I grew up in a church that called itself "Christian Fundamentalist," but I lost my faith in my early teens.  I saw bad things happen in that church and saw my family break apart, and I blamed God.  At first I thought I hated God, then I decided there just could not be a God.  I lived the next 16 years or so like that, hating God, and especially hating myself. Pretty much any caricature of an "angry atheist" you can think of embodied me.  Oddly enough, it didn't stop me from looking for God elsewhere.  I studied other religions, half tried a few of them, hoping to find something that made sense, but I remained steadfast that I didn't believe in God.  I even joined an atheist organization.
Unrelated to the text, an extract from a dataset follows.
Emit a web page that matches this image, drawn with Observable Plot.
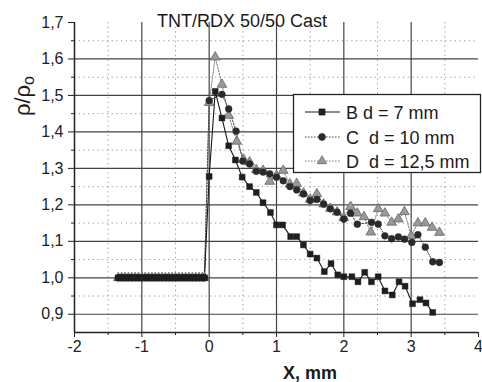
<!DOCTYPE html>
<html>
<head>
<meta charset="utf-8">
<script src="https://cdn.jsdelivr.net/npm/d3@7"></script>
<script src="https://cdn.jsdelivr.net/npm/@observablehq/plot@0.6"></script>
<style>
  html, body { margin: 0; padding: 0; background: #fff; }
  #chart { position: relative; width: 482px; height: 382px; }
</style>
</head>
<body>
<div id="chart"></div>
<script>
const title = "TNT/RDX 50/50 Cast";
const xLabel = "X, mm";
const legendLabels = ["B d = 7 mm", "C  d = 10 mm", "D  d = 12,5 mm"];

const xMajor = [-2, -1, 0, 1, 2, 3, 4];
const xMinor = [-1.5, -0.5, 0.5, 1.5, 2.5, 3.5];
const yMajor = [0.9, 1.0, 1.1, 1.2, 1.3, 1.4, 1.5, 1.6, 1.7];
const yMinor = [0.95, 1.05, 1.15, 1.25, 1.35, 1.45, 1.55, 1.65];

// flat pre-shock region (all series at rho/rho0 = 1)
const flatX = [-1.35,-1.3,-1.25,-1.2,-1.15,-1.1,-1.05,-1.0,-0.95,-0.9,-0.85,-0.8,-0.75,-0.7,-0.65,-0.6,-0.55,-0.5,-0.45,-0.4,-0.35,-0.3,-0.25,-0.2,-0.15,-0.1,-0.07];
const flatY = [1,1,1,1,1,1,1,1,1,1,1,1,1,1,1,1,1,1,1,1,1,1,1,1,1,1,1];

const bX = [0.0,0.09,0.19,0.29,0.39,0.49,0.60,0.70,0.80,0.91,1.00,1.09,1.21,1.30,1.40,1.50,1.60,1.71,1.81,1.91,2.00,2.12,2.21,2.31,2.41,2.51,2.61,2.72,2.82,2.91,3.02,3.13,3.22,3.32];
const bY = [1.278,1.511,1.438,1.362,1.323,1.276,1.25,1.234,1.206,1.179,1.145,1.145,1.113,1.113,1.09,1.065,1.054,1.017,1.039,1.008,1.003,1.003,0.989,1.015,0.989,1.003,0.964,0.953,0.989,0.977,0.929,0.94,0.931,0.905];

const cX = [0.0,0.19,0.29,0.40,0.50,0.60,0.70,0.80,0.90,1.00,1.10,1.20,1.30,1.40,1.50,1.60,1.70,1.80,1.90,2.00,2.10,2.20,2.41,2.51,2.61,2.71,2.81,2.90,3.01,3.10,3.21,3.32,3.42];
const cY = [1.486,1.503,1.463,1.402,1.32,1.312,1.292,1.29,1.285,1.276,1.266,1.25,1.241,1.23,1.212,1.215,1.202,1.189,1.18,1.161,1.177,1.147,1.152,1.147,1.115,1.107,1.112,1.106,1.097,1.118,1.084,1.044,1.042];

const dX = [0.0,0.09,0.19,0.29,0.41,0.51,0.60,0.70,0.80,0.90,1.00,1.10,1.20,1.30,1.40,1.50,1.60,1.70,1.80,1.90,2.00,2.10,2.20,2.30,2.40,2.51,2.61,2.71,2.81,2.90,3.00,3.10,3.21,3.31,3.42];
const dY = [1.48,1.605,1.53,1.445,1.374,1.325,1.317,1.296,1.294,1.264,1.28,1.294,1.257,1.258,1.232,1.215,1.23,1.202,1.19,1.18,1.165,1.195,1.177,1.167,1.125,1.189,1.177,1.152,1.161,1.181,1.115,1.15,1.15,1.138,1.124];

const toRows = (xs, ys) => xs.map((x, i) => ({x, y: ys[i]}));
const B = toRows(flatX.concat(bX), flatY.concat(bY));
const C = toRows(flatX.concat(cX), flatY.concat(cY));
const D = toRows(flatX.concat(dX), flatY.concat(dY));

const fmt = d => d.toFixed(1).replace(".", ",");
const FONT = "'Liberation Sans', Arial, sans-serif";

const plot = Plot.plot({
  width: 482,
  height: 382,
  marginLeft: 74,
  marginRight: 4,
  marginTop: 22,
  marginBottom: 50,
  style: {fontFamily: FONT, background: "#fff", color: "#222"},
  x: {domain: [-2, 4], label: null},
  y: {domain: [0.85, 1.7], label: null},
  marks: [
    Plot.ruleY(yMinor, {stroke: "#888", strokeWidth: 0.9, strokeDasharray: "1.2,3.5"}),
    Plot.ruleX(xMinor, {stroke: "#888", strokeWidth: 0.9, strokeDasharray: "1.2,3.5"}),
    Plot.ruleY(yMajor.filter(d => d < 1.7), {stroke: "#444", strokeWidth: 1.2}),
    Plot.ruleX(xMajor.filter(d => d > -2 && d < 4), {stroke: "#444", strokeWidth: 1.2}),
    Plot.axisY({ticks: yMinor, tickSize: 3, text: null, label: null, stroke: "#222"}),
    Plot.axisY({ticks: yMajor, tickSize: 6, tickPadding: 5, tickFormat: fmt, fontSize: 16, label: null, stroke: "#222", fill: "#222"}),
    Plot.axisX({ticks: xMinor, tickSize: 3, text: null, label: null, stroke: "#222"}),
    Plot.axisX({ticks: xMajor, tickSize: 5, tickPadding: 3, tickFormat: d => String(d), fontSize: 16, label: null, stroke: "#222", fill: "#222"}),
    Plot.ruleX([-2], {stroke: "#222", strokeWidth: 1.5}),
    Plot.ruleY([0.85], {stroke: "#222", strokeWidth: 1.5}),
    Plot.line(D, {x: "x", y: "y", stroke: "#777", strokeWidth: 1, strokeDasharray: "1.5,1.5"}),
    Plot.line(C, {x: "x", y: "y", stroke: "#444", strokeWidth: 1, strokeDasharray: "1.5,1.5"}),
    Plot.line(B, {x: "x", y: "y", stroke: "#1a1a1a", strokeWidth: 1.1}),
    Plot.dot(D, {x: "x", y: "y", symbol: "triangle", r: 3.6, fill: "#999", stroke: "#666", strokeWidth: 0.8}),
    Plot.dot(C, {x: "x", y: "y", symbol: "circle", r: 3.4, fill: "#2a2a2a", stroke: "#2a2a2a", strokeWidth: 0.5}),
    Plot.dot(B, {x: "x", y: "y", symbol: "square", r: 3.3, fill: "#1e1e1e", stroke: "#1e1e1e", strokeWidth: 0.5})
  ]
});

document.getElementById("chart").appendChild(plot);

const svg = d3.select(plot);

// Title
svg.append("text")
  .attr("x", 242).attr("y", 27)
  .attr("text-anchor", "middle")
  .attr("font-family", FONT).attr("font-size", 18)
  .attr("fill", "#1a1a1a")
  .text(title);

// Y label  ρ/ρo
const yl = svg.append("text")
  .attr("transform", "translate(30,96) rotate(-90)")
  .attr("text-anchor", "middle")
  .attr("font-family", FONT).attr("font-size", 22)
  .attr("fill", "#1a1a1a");
yl.append("tspan").text("ρ/ρ");
yl.append("tspan").attr("font-size", 16).attr("dy", 4).text("o");

// X label
svg.append("text")
  .attr("x", 310).attr("y", 379)
  .attr("text-anchor", "middle")
  .attr("font-family", FONT).attr("font-size", 18).attr("font-weight", "bold")
  .attr("fill", "#1a1a1a")
  .text(xLabel);

// Legend
const lg = svg.append("g");
lg.append("rect")
  .attr("x", 293.5).attr("y", 94.5).attr("width", 187).attr("height", 78)
  .attr("fill", "#fff").attr("stroke", "#222").attr("stroke-width", 1.3);
const rowsY = [112, 137, 161];
const styles = [
  {dash: null, stroke: "#1a1a1a", sym: d3.symbolSquare, fill: "#1e1e1e", sstroke: "#1e1e1e"},
  {dash: "1.5,1.5", stroke: "#444", sym: d3.symbolCircle, fill: "#2a2a2a", sstroke: "#2a2a2a"},
  {dash: "1.5,1.5", stroke: "#777", sym: d3.symbolTriangle, fill: "#999", sstroke: "#666"}
];
legendLabels.forEach((lab, i) => {
  const y = rowsY[i], s = styles[i];
  const ln = lg.append("line").attr("x1", 305).attr("x2", 340).attr("y1", y).attr("y2", y)
    .attr("stroke", s.stroke).attr("stroke-width", 1.1);
  if (s.dash) ln.attr("stroke-dasharray", s.dash);
  lg.append("path").attr("d", d3.symbol(s.sym, 36)()).attr("transform", `translate(322,${y})`)
    .attr("fill", s.fill).attr("stroke", s.sstroke).attr("stroke-width", 0.8);
  lg.append("text").attr("x", 346).attr("y", y + 6.5)
    .attr("text-anchor", "start")
    .attr("font-family", FONT).attr("font-size", 18).attr("fill", "#1a1a1a")
    .style("white-space", "pre").attr("xml:space", "preserve")
    .text(lab);
});
</script>
</body>
</html>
Years later I woke up one morning, and for reasons I couldn't explain I wanted to go to church.  I did not know what church or why; I just had a desire to go, and I did.  I found something close to home and very different in its tradition to the church I grew up in, and I went to Sunday morning service.  I entered nervously and left confused,  questioning why I had gone and why I had been the way I was for so long.  I drove around for a while not knowing what to do about it, and finally pulled in front of a restaurant to get lunch.  In a moment of desperation, I prayed to God to tell me.  As I was praying, I heard the familiar sound of my cellphone buzzing when I get an email.  I finished praying and checked my phone: it was an invite to my atheist organization's next meeting, at the very place I had just stopped in front of for lunch.  I realized the folly of being an avowed atheist who woke up wanting to go to church and then sat down to pray to the God I claimed didn't exist.  It was a life-changing moment.

I went back to that church for the next few months, and while I liked the pastors, its dogma and history bothered me.  I could see when they had made changes to their faith and when they had simply invented new facets to it.  That seemed disingenuous to me, and I started looking for something else.  I wish I could say my first visit to an Orthodox Church was all it took, but that was not the case.  My first visit to an Orthodox Church seemed alien to me.  I went during Vespers and nothing made sense.  A few weeks later I tried another local Orthodox Church for vespers and it made more sense, but I found the congregants to be more interested in their ethnicity, which I did not share.  I started reading about the Orthodox faith around then, but I kept attending my old church.  Reading about Orthodoxy was an eye-opener for me. Most everything in Christianity as I knew it was from a Roman Catholic point of view or a Protestant reaction to the Roman Catholic church.  I never learned as a child or even in college that another option even existed.  This church I knew little about had existed for almost two thousand years and did not have the changes and inventions that bothered me about my church.

Attending my first Divine Liturgy made up my mind forever. It made the liturgy at the church I was attending seem empty and incomplete.  In Orthodoxy, I finally saw a faith, doctrine, and worship that were all complete.  Moreover, I felt Christ was there for the first time in my life.  I never looked back.  Being Orthodox is not easy.  It is a difficult path to stay on, one that has had painful consequences in my life, and I often miss the mark.  No matter how far off I get, I still can find my way back there to Christ.  He is always waiting for me to come home to Him.